— Your instructions —
Exclude images, then output the remaining data verbatim.

---

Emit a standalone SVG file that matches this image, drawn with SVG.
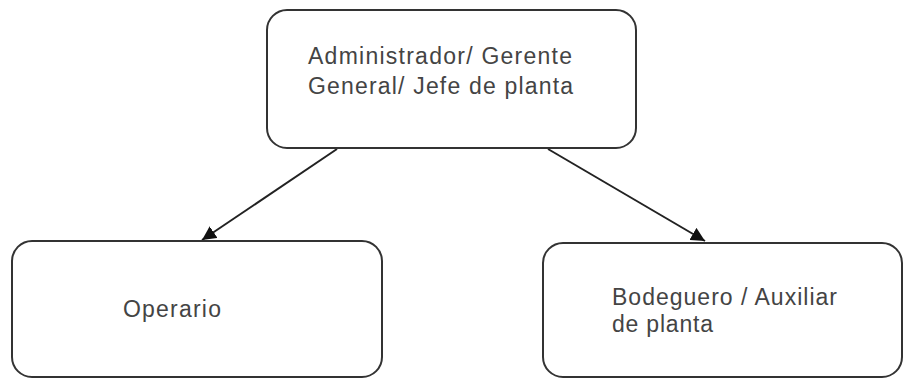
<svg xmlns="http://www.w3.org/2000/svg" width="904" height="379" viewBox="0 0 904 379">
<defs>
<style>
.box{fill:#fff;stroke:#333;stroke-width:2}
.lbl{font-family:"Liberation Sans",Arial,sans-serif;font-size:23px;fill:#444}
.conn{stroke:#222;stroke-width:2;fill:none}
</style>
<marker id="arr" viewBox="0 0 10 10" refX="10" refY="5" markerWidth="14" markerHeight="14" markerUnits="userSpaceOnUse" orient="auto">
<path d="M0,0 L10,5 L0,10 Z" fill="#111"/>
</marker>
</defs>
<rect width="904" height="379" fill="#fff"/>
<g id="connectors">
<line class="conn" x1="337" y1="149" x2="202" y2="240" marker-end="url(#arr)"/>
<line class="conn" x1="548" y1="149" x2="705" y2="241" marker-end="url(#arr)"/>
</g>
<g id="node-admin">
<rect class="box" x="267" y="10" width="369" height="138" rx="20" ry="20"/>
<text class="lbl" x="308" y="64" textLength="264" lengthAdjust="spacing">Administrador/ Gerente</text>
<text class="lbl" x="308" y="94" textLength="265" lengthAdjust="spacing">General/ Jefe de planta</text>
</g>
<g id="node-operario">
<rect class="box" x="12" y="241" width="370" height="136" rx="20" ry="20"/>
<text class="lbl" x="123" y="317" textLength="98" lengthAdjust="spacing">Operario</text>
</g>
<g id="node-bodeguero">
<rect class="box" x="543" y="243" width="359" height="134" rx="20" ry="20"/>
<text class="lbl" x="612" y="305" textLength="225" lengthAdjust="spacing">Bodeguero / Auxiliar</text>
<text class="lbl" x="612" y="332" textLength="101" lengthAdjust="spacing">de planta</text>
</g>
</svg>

---

— Reply —
Emit a standalone SVG file that matches this image, drawn with SVG.
<svg xmlns="http://www.w3.org/2000/svg" width="904" height="379" viewBox="0 0 904 379">
<defs>
<style>
.box{fill:#fff;stroke:#333;stroke-width:2}
.lbl{font-family:"Liberation Sans",Arial,sans-serif;font-size:23px;fill:#444}
.conn{stroke:#222;stroke-width:2;fill:none}
</style>
<marker id="arr" viewBox="0 0 10 10" refX="10" refY="5" markerWidth="14" markerHeight="14" markerUnits="userSpaceOnUse" orient="auto">
<path d="M0,0 L10,5 L0,10 Z" fill="#111"/>
</marker>
</defs>
<rect width="904" height="379" fill="#fff"/>
<g id="connectors">
<line class="conn" x1="337" y1="149" x2="202" y2="240" marker-end="url(#arr)"/>
<line class="conn" x1="548" y1="149" x2="705" y2="241" marker-end="url(#arr)"/>
</g>
<g id="node-admin">
<rect class="box" x="267" y="10" width="369" height="138" rx="20" ry="20"/>
<text class="lbl" x="308" y="64" textLength="264" lengthAdjust="spacing">Administrador/ Gerente</text>
<text class="lbl" x="308" y="94" textLength="265" lengthAdjust="spacing">General/ Jefe de planta</text>
</g>
<g id="node-operario">
<rect class="box" x="12" y="241" width="370" height="136" rx="20" ry="20"/>
<text class="lbl" x="123" y="317" textLength="98" lengthAdjust="spacing">Operario</text>
</g>
<g id="node-bodeguero">
<rect class="box" x="543" y="243" width="359" height="134" rx="20" ry="20"/>
<text class="lbl" x="612" y="305" textLength="225" lengthAdjust="spacing">Bodeguero / Auxiliar</text>
<text class="lbl" x="612" y="332" textLength="101" lengthAdjust="spacing">de planta</text>
</g>
</svg>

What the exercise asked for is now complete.